Article 22 gives EU residents the right not to be subject to decisions based solely on automated processing, with a contested “right to explanation” that courts are still interpreting. Meaningful information about the logic involved in automated decisions is required in several contexts.

Fair-lending laws

US ECOA and FCRA require adverse-action notices giving specific reasons for credit denials. Model explanations feed directly into generating valid notices, whether using SHAP-based feature attribution or other methods.

Sector-specific rules

Healthcare, insurance, employment all have increasing requirements for documented decision logic. FDA’s AI/ML-enabled device guidance calls for descriptions of the model’s decision processes. See our ai bias coverage for the fairness and discrimination angle.

Pitfalls and limitations

Explanation fidelity

An explanation may misrepresent the underlying model. Post-hoc methods produce something that looks reasonable but does not necessarily correspond to the model’s actual internal logic. This gap is particularly large for deep networks.

User misinterpretation

Even accurate explanations can be misunderstood. Users treating SHAP values as causal explanations, or believing that a low-attribution feature has no effect, misread what the math actually says.

Explanation manipulation

Research has shown that adversarial perturbations can change SHAP or LIME explanations while leaving the model’s prediction unchanged. This is a concern where explanations are regulatory artifacts or build user trust.

Cost and integration

Computing explanations for every prediction is expensive. Systems at scale often explain only a sampled subset or cache explanations for typical cases. Integrating explanations into user-facing UIs and workflows adds engineering cost.

Practical guidance

For most teams deploying ML: (a) Use inherently interpretable models where the accuracy trade-off is acceptable. (b) For complex models, implement SHAP or a comparable method. (c) For user-facing decisions, generate natural-language summaries grounded in the numeric explanations. (d) Audit explanations periodically for stability and fidelity. (e) Document explainability choices in model cards so stakeholders know what kind of explanation is produced and its limitations. For the broader ML context, see our machine learning primer.

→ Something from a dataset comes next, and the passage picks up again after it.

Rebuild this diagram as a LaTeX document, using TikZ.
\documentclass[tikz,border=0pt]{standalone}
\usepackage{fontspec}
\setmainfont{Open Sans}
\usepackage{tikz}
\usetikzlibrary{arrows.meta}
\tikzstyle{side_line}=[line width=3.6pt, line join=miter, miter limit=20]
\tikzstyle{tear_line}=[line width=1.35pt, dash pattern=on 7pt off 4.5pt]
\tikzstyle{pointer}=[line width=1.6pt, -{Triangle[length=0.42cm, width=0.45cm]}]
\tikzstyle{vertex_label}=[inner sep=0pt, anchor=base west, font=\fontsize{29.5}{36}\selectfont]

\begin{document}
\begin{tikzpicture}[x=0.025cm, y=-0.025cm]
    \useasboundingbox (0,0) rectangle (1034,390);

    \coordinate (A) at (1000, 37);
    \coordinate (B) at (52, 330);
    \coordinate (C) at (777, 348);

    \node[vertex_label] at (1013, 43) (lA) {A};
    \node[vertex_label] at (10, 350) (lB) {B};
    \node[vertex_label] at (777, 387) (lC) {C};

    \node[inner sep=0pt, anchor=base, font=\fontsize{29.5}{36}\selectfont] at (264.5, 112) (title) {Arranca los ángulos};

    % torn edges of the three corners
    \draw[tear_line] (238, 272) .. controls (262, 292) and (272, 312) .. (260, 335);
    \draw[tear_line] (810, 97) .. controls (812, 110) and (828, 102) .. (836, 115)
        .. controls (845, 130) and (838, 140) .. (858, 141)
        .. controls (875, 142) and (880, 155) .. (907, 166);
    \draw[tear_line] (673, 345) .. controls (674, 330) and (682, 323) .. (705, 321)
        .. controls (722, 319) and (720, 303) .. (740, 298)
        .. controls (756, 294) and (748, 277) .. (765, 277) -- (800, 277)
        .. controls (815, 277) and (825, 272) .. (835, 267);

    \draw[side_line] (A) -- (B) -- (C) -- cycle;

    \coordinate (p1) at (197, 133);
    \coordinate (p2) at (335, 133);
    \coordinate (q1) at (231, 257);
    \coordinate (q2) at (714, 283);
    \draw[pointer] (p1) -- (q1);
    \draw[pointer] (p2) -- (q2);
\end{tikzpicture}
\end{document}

Frequently asked questions

Is an “explainable” model always the right choice?
Not always. Accuracy matters too, and sometimes the most accurate model is the hardest to explain. The right choice depends on the use case — for high-stakes or regulated decisions, interpretability may be a hard requirement; for low-stakes recommendations, a more opaque but accurate model may be fine. There is no universal answer; the question is whether the explainability cost or benefit is greater.

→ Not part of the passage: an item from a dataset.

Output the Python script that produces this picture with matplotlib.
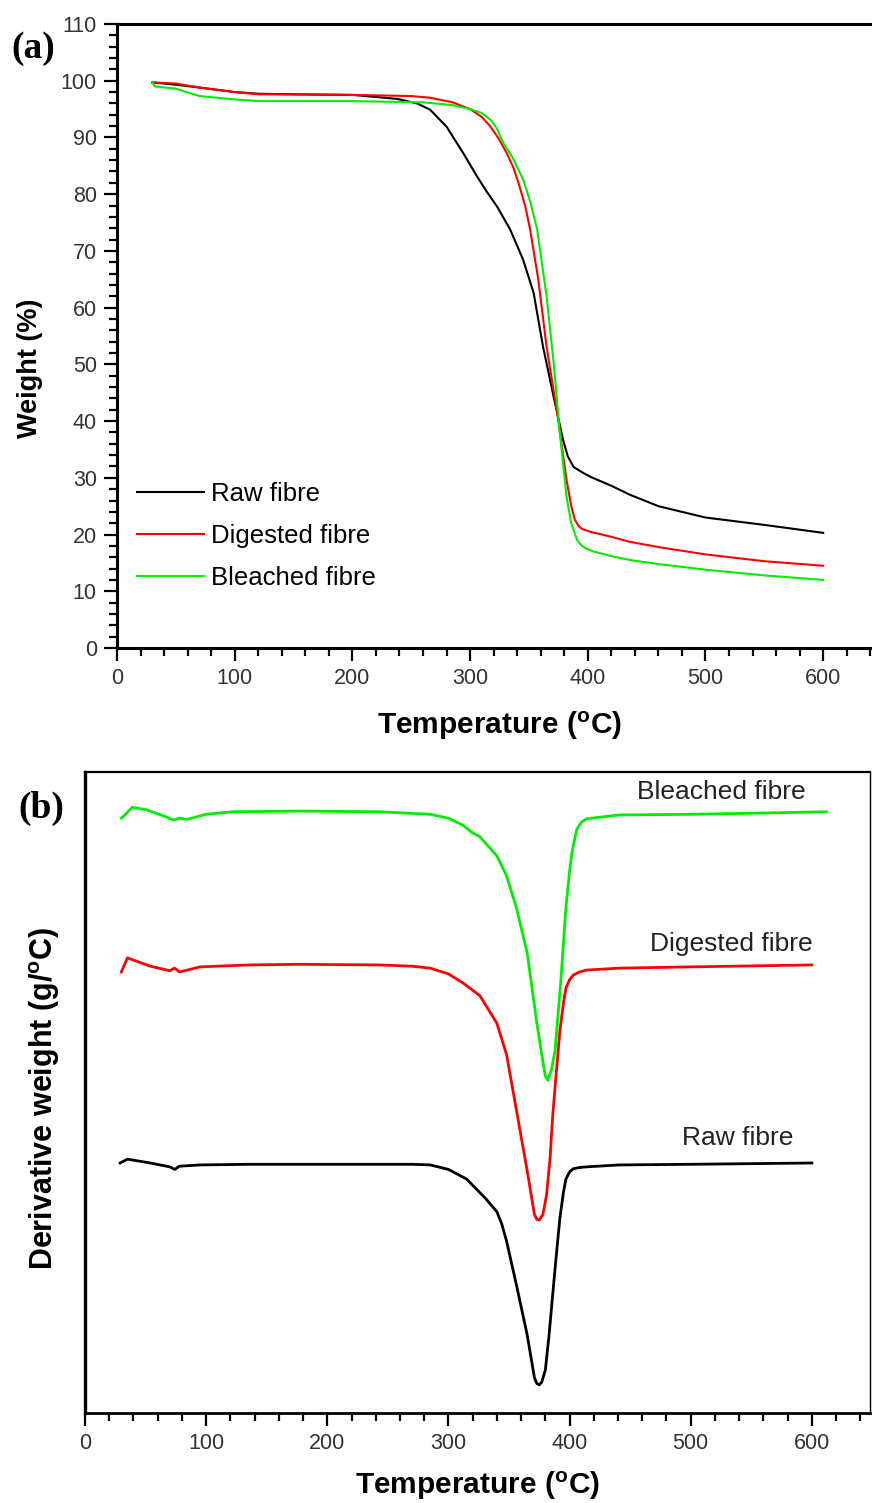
import matplotlib
matplotlib.use("Agg")
import matplotlib.pyplot as plt
from matplotlib.ticker import MultipleLocator

plt.rcParams['font.family'] = ['Liberation Sans', 'DejaVu Sans']
plt.rcParams['mathtext.fontset'] = 'custom'
plt.rcParams['mathtext.rm'] = 'Liberation Sans'
plt.rcParams['mathtext.bf'] = 'Liberation Sans:bold'

# ---------------- Panel (a): TGA ----------------
raw_T = [30, 50, 70, 100, 121, 150, 200, 238, 255, 266, 280, 294, 306, 314, 323, 334, 345,
         354, 362, 371, 379, 383, 388, 395, 402, 420, 436, 460, 500, 550, 600]
raw_W = [99.7, 99.3, 98.8, 98.0, 97.7, 97.6, 97.5, 96.8, 96.0, 94.9, 91.9, 87.3, 83.1, 80.5,
         77.8, 73.8, 68.5, 62.6, 53.1, 44.3, 36.7, 33.8, 31.9, 31.0, 30.2, 28.6, 27.0, 25.0,
         23.0, 21.7, 20.3]

dig_T = [30, 50, 70, 100, 121, 150, 200, 250, 266, 285, 300, 310, 317, 324, 331, 337, 342,
         347, 351, 358, 365, 374, 382, 386, 389, 392, 395, 402, 420, 436, 460, 500, 550, 600]
dig_W = [99.7, 99.5, 98.8, 98.0, 97.6, 97.6, 97.5, 97.3, 97.0, 96.2, 95.0, 93.6, 92.0, 89.9,
         87.3, 84.6, 81.4, 77.8, 73.8, 64.9, 53.1, 41.5, 29.6, 25.0, 22.6, 21.6, 21.0, 20.5,
         19.6, 18.7, 17.8, 16.5, 15.3, 14.5]

ble_T = [30, 32, 50, 70, 100, 121, 150, 200, 260, 285, 300, 310, 318, 323, 328, 336, 345,
         351, 357, 365, 371, 376, 382, 386, 391, 395, 398, 405, 420, 436, 460, 500, 550, 600]
ble_W = [99.8, 99.0, 98.6, 97.3, 96.7, 96.4, 96.4, 96.4, 96.2, 95.7, 95.0, 94.3, 93.0, 91.5,
         89.1, 86.5, 82.6, 78.8, 73.8, 62.0, 50.3, 38.5, 26.6, 22.0, 19.0, 18.0, 17.6, 17.0,
         16.2, 15.5, 14.8, 13.8, 12.8, 12.0]

series_labels = ["Raw fibre", "Digested fibre", "Bleached fibre"]

# ---------------- Panel (b): DTG (arbitrary offset units) ----------------
dtg_ble_T = [30, 33, 39, 51, 67, 73, 78, 84, 100, 122, 177, 243, 285, 300, 312, 320, 326, 340,
             348, 356, 365, 373, 378, 380, 382, 385, 388, 390, 393, 397, 400, 402, 406, 410,
             414, 441, 500, 560, 612]
dtg_ble_y = [92.8, 93.3, 94.5, 94.1, 93.0, 92.5, 92.8, 92.6, 93.4, 93.8, 93.9, 93.8, 93.4,
             92.8, 91.7, 90.5, 89.9, 86.9, 83.8, 78.9, 71.8, 60.8, 54.8, 52.6, 51.9, 53.5,
             56.5, 61.0, 68.0, 78.9, 84.5, 87.5, 91.1, 92.2, 92.7, 93.3, 93.4, 93.6, 93.8]

dtg_dig_T = [30, 35, 54, 70, 74, 78, 95, 136, 177, 243, 270, 285, 300, 312, 326, 340, 348,
             356, 365, 371, 373, 375, 378, 381, 384, 386, 389, 392, 395, 397, 400, 403, 408,
             414, 441, 500, 600]
dtg_dig_y = [68.8, 71.0, 69.7, 69.0, 69.4, 68.8, 69.6, 69.9, 70.0, 69.9, 69.7, 69.4, 68.5,
             67.1, 65.1, 60.8, 55.9, 47.4, 37.8, 31.0, 30.2, 30.1, 31.0, 34.0, 40.0, 46.2,
             53.0, 59.6, 64.0, 66.3, 67.6, 68.3, 68.8, 69.1, 69.4, 69.6, 69.9]

dtg_raw_T = [29, 35, 54, 70, 74, 78, 95, 136, 177, 243, 270, 285, 300, 315, 331, 340, 344,
             348, 356, 365, 371, 373, 375, 377, 380, 383, 386, 389, 392, 395, 397, 400, 403,
             408, 414, 441, 500, 600]
dtg_raw_y = [39.0, 39.6, 39.0, 38.4, 38.0, 38.5, 38.7, 38.8, 38.8, 38.8, 38.8, 38.7, 38.0,
             36.5, 33.4, 31.4, 29.5, 26.8, 20.1, 12.2, 5.5, 4.6, 4.4, 4.8, 6.7, 12.0, 18.3,
             24.5, 30.4, 34.5, 36.5, 37.6, 38.1, 38.3, 38.4, 38.7, 38.8, 39.0]

W, H = 872, 1503
fig = plt.figure(figsize=(W / 100, H / 100), dpi=100)

tick_color = '#333333'
serif = ['Liberation Serif', 'DejaVu Serif']

# ---- Panel (a)
ax1 = fig.add_axes([117 / W, 1 - 648 / H, (882 - 117) / W, (648 - 24) / H])
ax1.plot(raw_T, raw_W, color='black', lw=1.5, label=series_labels[0])
ax1.plot(dig_T, dig_W, color='#ff0000', lw=1.5, label=series_labels[1])
ax1.plot(ble_T, ble_W, color='#00ee00', lw=1.5, label=series_labels[2])
ax1.set_xlim(0, 650)
ax1.set_ylim(0, 110)
ax1.xaxis.set_major_locator(MultipleLocator(100))
ax1.xaxis.set_minor_locator(MultipleLocator(20))
ax1.yaxis.set_major_locator(MultipleLocator(10))
ax1.yaxis.set_minor_locator(MultipleLocator(2))
ax1.spines['right'].set_visible(False)
for s in ['left', 'bottom', 'top']:
    ax1.spines[s].set_linewidth(2.2)
ax1.tick_params(which='major', direction='out', length=9.5, width=1.6, labelsize=15.5,
                labelcolor=tick_color, pad=5)
ax1.tick_params(which='minor', direction='out', length=5.5, width=1.6)
ax1.set_xlabel("Temperature ($\\mathregular{^o}$C)", fontsize=21.5, fontweight='bold', labelpad=15)
ax1.set_ylabel("Weight (%)", fontsize=19.5, fontweight='bold')
ax1.yaxis.set_label_coords(-(117 - 43) / 765, (648 - 368) / 624)
leg = ax1.legend(loc='center left', bbox_to_anchor=(0.026, 0.1795), frameon=False,
                 fontsize=18.5, handlelength=2.6, handletextpad=0.27, labelspacing=0.71,
                 borderpad=0, borderaxespad=0)
fig.text(33 / W, 1 - 48 / H, "(a)", fontsize=27, fontweight='bold',
         family=serif, ha='center', va='center')

# ---- Panel (b)
ax2 = fig.add_axes([85 / W, 1 - 1413 / H, (870 - 85) / W, (1413 - 772) / H])
ax2.plot(dtg_ble_T, dtg_ble_y, color='#00ee00', lw=2)
ax2.plot(dtg_dig_T, dtg_dig_y, color='#ff0000', lw=2)
ax2.plot(dtg_raw_T, dtg_raw_y, color='black', lw=2)
ax2.set_xlim(0, 648)
ax2.set_ylim(0, 100)
ax2.xaxis.set_major_locator(MultipleLocator(100))
ax2.xaxis.set_minor_locator(MultipleLocator(20))
ax2.set_yticks([])
ax2.spines['left'].set_linewidth(2.4)
ax2.spines['bottom'].set_linewidth(2.0)
ax2.spines['top'].set_linewidth(1.6)
ax2.spines['right'].set_linewidth(1.0)
ax2.tick_params(axis='x', which='major', direction='out', length=9.5, width=1.6,
                labelsize=15.5, labelcolor=tick_color, pad=5)
ax2.tick_params(axis='x', which='minor', direction='out', length=5.5, width=1.6)
ax2.set_xlabel("Temperature ($\\mathregular{^o}$C)", fontsize=21.5, fontweight='bold', labelpad=11)
ax2.set_ylabel("Derivative weight (g/$\\mathregular{^o}$C)", fontsize=22, fontweight='bold')
ax2.yaxis.set_label_coords(-(85 - 62) / 785, (1413 - 1098) / 641)
ax2.text(525.6, 96.9, series_labels[2], fontsize=19, ha='center', va='center', color='#222222')
ax2.text(533.8, 73.2, series_labels[1], fontsize=19, ha='center', va='center', color='#222222')
ax2.text(538.8, 42.9, series_labels[0], fontsize=19, ha='center', va='center', color='#222222')
fig.text(41 / W, 1 - 808 / H, "(b)", fontsize=27, fontweight='bold',
         family=serif, ha='center', va='center')

fig.savefig("out.png", dpi=100)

Are SHAP and LIME reliable?
They are useful but have known limitations. SHAP is more mathematically grounded but slower and sensitive to assumptions about feature independence. LIME is faster but less stable. Both can be manipulated adversarially and both can mislead when features are correlated. Use them to form hypotheses and investigate further, not to give users definitive answers.

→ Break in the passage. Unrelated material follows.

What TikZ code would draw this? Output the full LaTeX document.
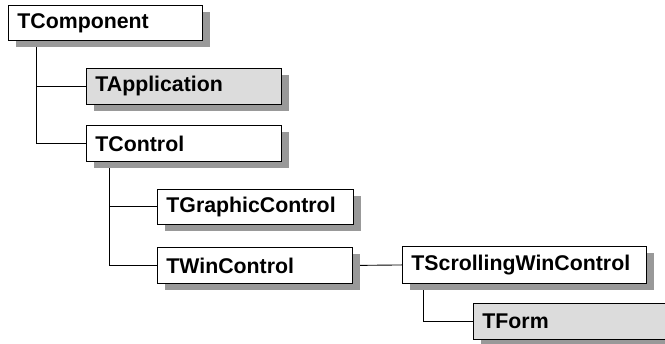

Can I explain a large language model’s output?
Partially. Attention visualization, activation analysis, and influence-function methods give hints about which training data or which parts of the prompt drove an output. Full causal explanations — “this token was produced because of these specific weights in these specific layers” — are beyond current interpretability tools for frontier-scale models. Expect the field to make progress; expect full LLM explainability to remain out of reach for some time.